%%

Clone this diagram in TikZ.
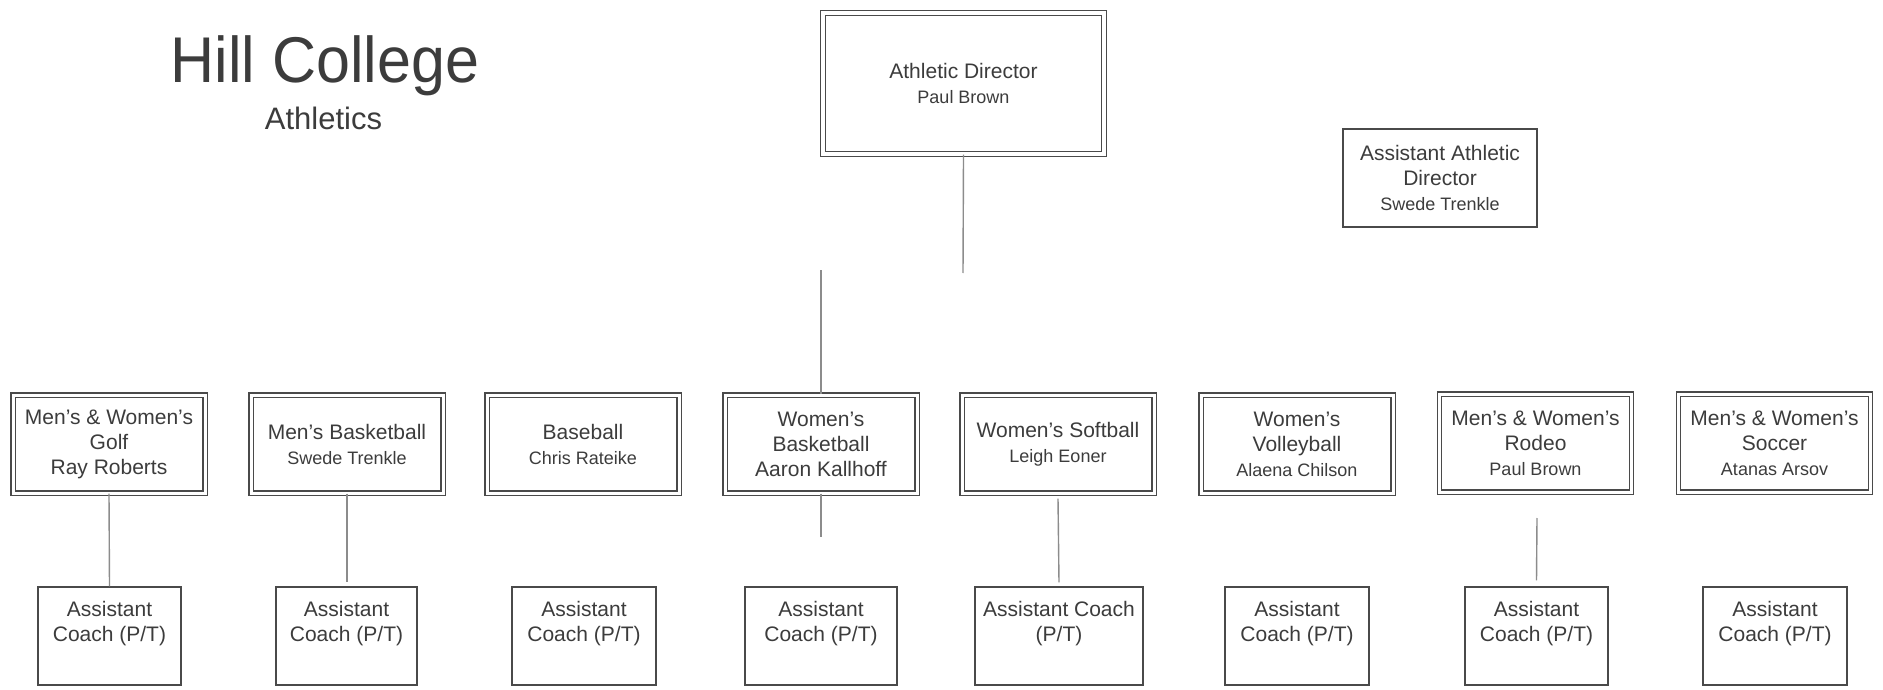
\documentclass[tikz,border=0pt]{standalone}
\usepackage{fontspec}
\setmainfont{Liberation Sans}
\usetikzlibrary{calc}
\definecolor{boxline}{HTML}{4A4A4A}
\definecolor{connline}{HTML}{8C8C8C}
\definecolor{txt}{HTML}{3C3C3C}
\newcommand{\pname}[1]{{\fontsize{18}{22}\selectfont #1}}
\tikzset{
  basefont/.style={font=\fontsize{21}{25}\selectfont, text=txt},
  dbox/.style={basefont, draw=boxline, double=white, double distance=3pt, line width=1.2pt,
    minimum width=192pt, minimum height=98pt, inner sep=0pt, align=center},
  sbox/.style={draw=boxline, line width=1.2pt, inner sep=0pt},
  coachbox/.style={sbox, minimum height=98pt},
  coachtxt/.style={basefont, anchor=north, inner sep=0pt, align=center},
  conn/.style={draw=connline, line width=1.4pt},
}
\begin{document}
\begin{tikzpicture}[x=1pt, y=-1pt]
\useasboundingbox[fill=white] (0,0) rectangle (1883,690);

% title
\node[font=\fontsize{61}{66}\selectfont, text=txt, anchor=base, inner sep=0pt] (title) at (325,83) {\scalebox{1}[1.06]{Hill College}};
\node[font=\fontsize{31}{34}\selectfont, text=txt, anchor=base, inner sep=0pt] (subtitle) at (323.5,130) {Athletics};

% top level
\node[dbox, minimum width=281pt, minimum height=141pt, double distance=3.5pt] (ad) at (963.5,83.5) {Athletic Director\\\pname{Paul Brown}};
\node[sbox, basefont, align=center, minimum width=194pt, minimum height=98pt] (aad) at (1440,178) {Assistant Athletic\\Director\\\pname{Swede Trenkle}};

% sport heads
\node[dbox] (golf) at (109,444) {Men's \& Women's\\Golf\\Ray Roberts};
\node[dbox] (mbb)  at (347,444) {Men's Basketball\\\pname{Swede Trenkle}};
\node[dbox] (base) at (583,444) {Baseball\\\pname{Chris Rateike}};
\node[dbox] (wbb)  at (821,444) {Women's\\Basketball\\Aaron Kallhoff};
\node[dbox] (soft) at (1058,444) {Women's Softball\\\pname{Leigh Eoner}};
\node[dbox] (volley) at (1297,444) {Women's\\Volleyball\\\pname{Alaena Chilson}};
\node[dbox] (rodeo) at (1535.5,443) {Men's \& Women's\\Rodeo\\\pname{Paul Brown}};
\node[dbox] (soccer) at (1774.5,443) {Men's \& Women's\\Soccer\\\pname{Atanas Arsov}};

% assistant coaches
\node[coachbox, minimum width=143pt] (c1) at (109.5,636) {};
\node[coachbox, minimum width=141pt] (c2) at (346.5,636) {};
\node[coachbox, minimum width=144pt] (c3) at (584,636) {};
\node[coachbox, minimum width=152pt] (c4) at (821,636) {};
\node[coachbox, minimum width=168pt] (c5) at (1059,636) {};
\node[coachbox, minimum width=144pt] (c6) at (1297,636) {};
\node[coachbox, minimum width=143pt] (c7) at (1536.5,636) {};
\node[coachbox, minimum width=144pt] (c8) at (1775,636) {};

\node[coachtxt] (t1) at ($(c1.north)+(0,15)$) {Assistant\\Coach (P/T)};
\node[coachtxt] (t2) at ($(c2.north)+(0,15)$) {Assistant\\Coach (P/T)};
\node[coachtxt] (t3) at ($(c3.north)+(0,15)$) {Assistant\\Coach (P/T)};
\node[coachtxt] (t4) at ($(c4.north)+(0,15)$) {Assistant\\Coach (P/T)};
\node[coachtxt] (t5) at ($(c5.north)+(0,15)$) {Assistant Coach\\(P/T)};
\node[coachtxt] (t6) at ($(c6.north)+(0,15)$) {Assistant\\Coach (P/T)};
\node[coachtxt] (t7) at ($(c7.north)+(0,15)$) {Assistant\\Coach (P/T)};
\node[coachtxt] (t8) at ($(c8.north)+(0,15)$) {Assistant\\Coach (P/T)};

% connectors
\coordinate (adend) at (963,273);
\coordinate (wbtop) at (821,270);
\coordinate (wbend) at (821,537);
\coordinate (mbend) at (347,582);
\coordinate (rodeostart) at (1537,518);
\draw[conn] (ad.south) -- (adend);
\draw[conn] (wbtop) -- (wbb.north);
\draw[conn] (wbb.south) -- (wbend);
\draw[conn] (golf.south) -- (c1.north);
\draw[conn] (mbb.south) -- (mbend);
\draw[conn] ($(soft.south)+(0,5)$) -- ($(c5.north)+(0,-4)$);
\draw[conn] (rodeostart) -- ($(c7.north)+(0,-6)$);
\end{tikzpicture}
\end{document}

%%

▸ **STATED PROBLEM**:
The lines from the top of the data above through the one holding "basefont, align=center, minimum" are to be repeated exactly, and only those, with no pictures.

▸ **SOLUTION FOR THIS TASK**:
Clone this diagram in TikZ.
\documentclass[tikz,border=0pt]{standalone}
\usepackage{fontspec}
\setmainfont{Liberation Sans}
\usetikzlibrary{calc}
\definecolor{boxline}{HTML}{4A4A4A}
\definecolor{connline}{HTML}{8C8C8C}
\definecolor{txt}{HTML}{3C3C3C}
\newcommand{\pname}[1]{{\fontsize{18}{22}\selectfont #1}}
\tikzset{
  basefont/.style={font=\fontsize{21}{25}\selectfont, text=txt},
  dbox/.style={basefont, draw=boxline, double=white, double distance=3pt, line width=1.2pt,
    minimum width=192pt, minimum height=98pt, inner sep=0pt, align=center},
  sbox/.style={draw=boxline, line width=1.2pt, inner sep=0pt},
  coachbox/.style={sbox, minimum height=98pt},
  coachtxt/.style={basefont, anchor=north, inner sep=0pt, align=center},
  conn/.style={draw=connline, line width=1.4pt},
}
\begin{document}
\begin{tikzpicture}[x=1pt, y=-1pt]
\useasboundingbox[fill=white] (0,0) rectangle (1883,690);

% title
\node[font=\fontsize{61}{66}\selectfont, text=txt, anchor=base, inner sep=0pt] (title) at (325,83) {\scalebox{1}[1.06]{Hill College}};
\node[font=\fontsize{31}{34}\selectfont, text=txt, anchor=base, inner sep=0pt] (subtitle) at (323.5,130) {Athletics};

% top level
\node[dbox, minimum width=281pt, minimum height=141pt, double distance=3.5pt] (ad) at (963.5,83.5) {Athletic Director\\\pname{Paul Brown}};
\node[sbox, basefont, align=center, minimum width=194pt, minimum height=98pt] (aad) at (1440,178) {Assistant Athletic\\Director\\\pname{Swede Trenkle}};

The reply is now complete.